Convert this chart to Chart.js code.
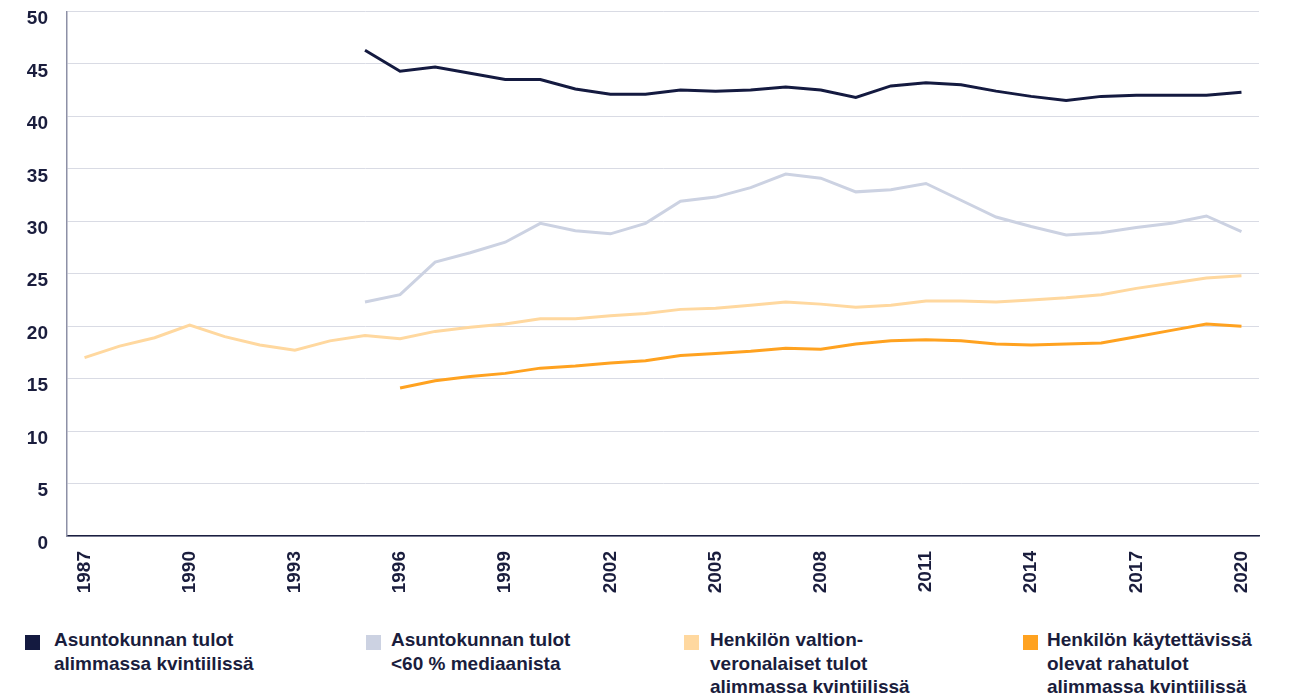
<!DOCTYPE html>
<html>
<head>
<meta charset="utf-8">
<script src="https://cdn.jsdelivr.net/npm/chart.js@4/dist/chart.umd.min.js"></script>
<style>
  body { margin: 0; background: #fff; font-family: "Liberation Sans", Arial, sans-serif; overflow: hidden; }
  #wrap { position: absolute; left: 0; top: -19px; width: 1291px; height: 639px; }
  .leg { position: absolute; top: 635px; }
  .box { position: absolute; width: 15px; height: 15px; top: 0; }
  .txt { position: absolute; top: -7px; font-weight: bold; font-size: 19px; line-height: 23.5px; color: #1a1d3d; white-space: nowrap; }
</style>
</head>
<body>
<div id="wrap"><canvas id="myChart"></canvas></div>
<div id="legend"></div>
<script>
const years = ['1987','1988','1989','1990','1991','1992','1993','1994','1995','1996','1997','1998','1999','2000','2001','2002','2003','2004','2005','2006','2007','2008','2009','2010','2011','2012','2013','2014','2015','2016','2017','2018','2019','2020'];

// 1995-2020
const asuntokuntaKvintiili = [null,null,null,null,null,null,null,null,
  46.3,44.3,44.7,44.1,43.5,43.5,42.6,42.1,42.1,42.5,42.4,42.5,42.8,42.5,41.8,42.9,43.2,43.0,42.4,41.9,41.5,41.9,42.0,42.0,42.0,42.3];
const asuntokuntaMediaani = [null,null,null,null,null,null,null,null,
  22.3,23.0,26.1,27.0,28.0,29.8,29.1,28.8,29.8,31.9,32.3,33.2,34.5,34.1,32.8,33.0,33.6,32.0,30.4,29.5,28.7,28.9,29.4,29.8,30.5,29.0];
// 1987-2020
const valtionVeronalaiset = [17.0,18.1,18.9,20.1,19.0,18.2,17.7,18.6,
  19.1,18.8,19.5,19.9,20.2,20.7,20.7,21.0,21.2,21.6,21.7,22.0,22.3,22.1,21.8,22.0,22.4,22.4,22.3,22.5,22.7,23.0,23.6,24.1,24.6,24.8];
// 1996-2020
const kaytettavissa = [null,null,null,null,null,null,null,null,null,
  14.1,14.8,15.2,15.5,16.0,16.2,16.5,16.7,17.2,17.4,17.6,17.9,17.8,18.3,18.6,18.7,18.6,18.3,18.2,18.3,18.4,19.0,19.6,20.2,20.0];

const seriesNames = [
  ['Asuntokunnan tulot', 'alimmassa kvintiilissä'],
  ['Asuntokunnan tulot', '<60 % mediaanista'],
  ['Henkilön valtion-', 'veronalaiset tulot', 'alimmassa kvintiilissä'],
  ['Henkilön käytettävissä', 'olevat rahatulot', 'alimmassa kvintiilissä']
];
const colors = ['#141a40', '#ccd2e2', '#ffd89f', '#ffa220'];
const legendBoxX = [25, 366, 684, 1023];
const legendTextX = [54, 391, 710, 1047];

const navy = '#1a1d3d';
const ctx = document.getElementById('myChart');

function ds(label, data, color) {
  return {
    label: label,
    data: data,
    borderColor: color,
    backgroundColor: color,
    borderWidth: 3,
    pointRadius: 0,
    tension: 0,
    fill: false
  };
}

let myChart = new Chart(ctx, {
  type: 'line',
  data: {
    labels: years,
    datasets: [
      ds(seriesNames[0].join(' '), asuntokuntaKvintiili, colors[0]),
      ds(seriesNames[1].join(' '), asuntokuntaMediaani, colors[1]),
      ds(seriesNames[2].join(' '), valtionVeronalaiset, colors[2]),
      ds(seriesNames[3].join(' '), kaytettavissa, colors[3])
    ]
  },
  options: {
    responsive: true,
    maintainAspectRatio: false,
    animation: false,
    layout: { padding: { top: 11, right: 32, left: 0, bottom: 0 } },
    plugins: {
      legend: { display: false },
      tooltip: { enabled: false }
    },
    scales: {
      x: {
        offset: true,
        grid: { display: false, drawTicks: false },
        border: { display: true, color: '#1b1f40', width: 1.5 },
        afterFit: function (s) { s.height = 84; },
        ticks: {
          autoSkip: false,
          minRotation: 90,
          maxRotation: 90,
          padding: 15,
          color: navy,
          font: { family: '"Liberation Sans", Arial, sans-serif', size: 19, weight: 'bold' },
          callback: function (value, index) {
            return index % 3 === 0 ? years[index] : '';
          }
        }
      },
      y: {
        min: 0,
        max: 50,
        grid: { color: '#d9dbe4', lineWidth: 1, drawTicks: false },
        border: { display: true, color: '#8d90a6', width: 1.5 },
        afterFit: function (s) { s.width = 67; },
        ticks: {
          stepSize: 5,
          padding: 19,
          labelOffset: 7.5,
          color: navy,
          font: { family: '"Liberation Sans", Arial, sans-serif', size: 19, weight: 'bold' }
        }
      }
    }
  }
});

// legend below the chart
const legendDiv = document.getElementById('legend');
seriesNames.forEach(function (lines, i) {
  const item = document.createElement('div');
  item.className = 'leg';
  item.style.left = '0px';
  const box = document.createElement('div');
  box.className = 'box';
  box.style.left = legendBoxX[i] + 'px';
  box.style.background = colors[i];
  const txt = document.createElement('div');
  txt.className = 'txt';
  txt.style.left = legendTextX[i] + 'px';
  txt.innerHTML = lines.map(function (l) { return l.replace('<', '&lt;'); }).join('<br>');
  item.appendChild(box);
  item.appendChild(txt);
  legendDiv.appendChild(item);
});
</script>
</body>
</html>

(Work to do) Keep every word of the data as it is when you write it out, but drop the pictures.

(Reply)
Convert this chart to Chart.js code.
<!DOCTYPE html>
<html>
<head>
<meta charset="utf-8">
<script src="https://cdn.jsdelivr.net/npm/chart.js@4/dist/chart.umd.min.js"></script>
<style>
  body { margin: 0; background: #fff; font-family: "Liberation Sans", Arial, sans-serif; overflow: hidden; }
  #wrap { position: absolute; left: 0; top: -19px; width: 1291px; height: 639px; }
  .leg { position: absolute; top: 635px; }
  .box { position: absolute; width: 15px; height: 15px; top: 0; }
  .txt { position: absolute; top: -7px; font-weight: bold; font-size: 19px; line-height: 23.5px; color: #1a1d3d; white-space: nowrap; }
</style>
</head>
<body>
<div id="wrap"><canvas id="myChart"></canvas></div>
<div id="legend"></div>
<script>
const years = ['1987','1988','1989','1990','1991','1992','1993','1994','1995','1996','1997','1998','1999','2000','2001','2002','2003','2004','2005','2006','2007','2008','2009','2010','2011','2012','2013','2014','2015','2016','2017','2018','2019','2020'];

// 1995-2020
const asuntokuntaKvintiili = [null,null,null,null,null,null,null,null,
  46.3,44.3,44.7,44.1,43.5,43.5,42.6,42.1,42.1,42.5,42.4,42.5,42.8,42.5,41.8,42.9,43.2,43.0,42.4,41.9,41.5,41.9,42.0,42.0,42.0,42.3];
const asuntokuntaMediaani = [null,null,null,null,null,null,null,null,
  22.3,23.0,26.1,27.0,28.0,29.8,29.1,28.8,29.8,31.9,32.3,33.2,34.5,34.1,32.8,33.0,33.6,32.0,30.4,29.5,28.7,28.9,29.4,29.8,30.5,29.0];
// 1987-2020
const valtionVeronalaiset = [17.0,18.1,18.9,20.1,19.0,18.2,17.7,18.6,
  19.1,18.8,19.5,19.9,20.2,20.7,20.7,21.0,21.2,21.6,21.7,22.0,22.3,22.1,21.8,22.0,22.4,22.4,22.3,22.5,22.7,23.0,23.6,24.1,24.6,24.8];
// 1996-2020
const kaytettavissa = [null,null,null,null,null,null,null,null,null,
  14.1,14.8,15.2,15.5,16.0,16.2,16.5,16.7,17.2,17.4,17.6,17.9,17.8,18.3,18.6,18.7,18.6,18.3,18.2,18.3,18.4,19.0,19.6,20.2,20.0];

const seriesNames = [
  ['Asuntokunnan tulot', 'alimmassa kvintiilissä'],
  ['Asuntokunnan tulot', '<60 % mediaanista'],
  ['Henkilön valtion-', 'veronalaiset tulot', 'alimmassa kvintiilissä'],
  ['Henkilön käytettävissä', 'olevat rahatulot', 'alimmassa kvintiilissä']
];
const colors = ['#141a40', '#ccd2e2', '#ffd89f', '#ffa220'];
const legendBoxX = [25, 366, 684, 1023];
const legendTextX = [54, 391, 710, 1047];

const navy = '#1a1d3d';
const ctx = document.getElementById('myChart');

function ds(label, data, color) {
  return {
    label: label,
    data: data,
    borderColor: color,
    backgroundColor: color,
    borderWidth: 3,
    pointRadius: 0,
    tension: 0,
    fill: false
  };
}

let myChart = new Chart(ctx, {
  type: 'line',
  data: {
    labels: years,
    datasets: [
      ds(seriesNames[0].join(' '), asuntokuntaKvintiili, colors[0]),
      ds(seriesNames[1].join(' '), asuntokuntaMediaani, colors[1]),
      ds(seriesNames[2].join(' '), valtionVeronalaiset, colors[2]),
      ds(seriesNames[3].join(' '), kaytettavissa, colors[3])
    ]
  },
  options: {
    responsive: true,
    maintainAspectRatio: false,
    animation: false,
    layout: { padding: { top: 11, right: 32, left: 0, bottom: 0 } },
    plugins: {
      legend: { display: false },
      tooltip: { enabled: false }
    },
    scales: {
      x: {
        offset: true,
        grid: { display: false, drawTicks: false },
        border: { display: true, color: '#1b1f40', width: 1.5 },
        afterFit: function (s) { s.height = 84; },
        ticks: {
          autoSkip: false,
          minRotation: 90,
          maxRotation: 90,
          padding: 15,
          color: navy,
          font: { family: '"Liberation Sans", Arial, sans-serif', size: 19, weight: 'bold' },
          callback: function (value, index) {
            return index % 3 === 0 ? years[index] : '';
          }
        }
      },
      y: {
        min: 0,
        max: 50,
        grid: { color: '#d9dbe4', lineWidth: 1, drawTicks: false },
        border: { display: true, color: '#8d90a6', width: 1.5 },
        afterFit: function (s) { s.width = 67; },
        ticks: {
          stepSize: 5,
          padding: 19,
          labelOffset: 7.5,
          color: navy,
          font: { family: '"Liberation Sans", Arial, sans-serif', size: 19, weight: 'bold' }
        }
      }
    }
  }
});

// legend below the chart
const legendDiv = document.getElementById('legend');
seriesNames.forEach(function (lines, i) {
  const item = document.createElement('div');
  item.className = 'leg';
  item.style.left = '0px';
  const box = document.createElement('div');
  box.className = 'box';
  box.style.left = legendBoxX[i] + 'px';
  box.style.background = colors[i];
  const txt = document.createElement('div');
  txt.className = 'txt';
  txt.style.left = legendTextX[i] + 'px';
  txt.innerHTML = lines.map(function (l) { return l.replace('<', '&lt;'); }).join('<br>');
  item.appendChild(box);
  item.appendChild(txt);
  legendDiv.appendChild(item);
});
</script>
</body>
</html>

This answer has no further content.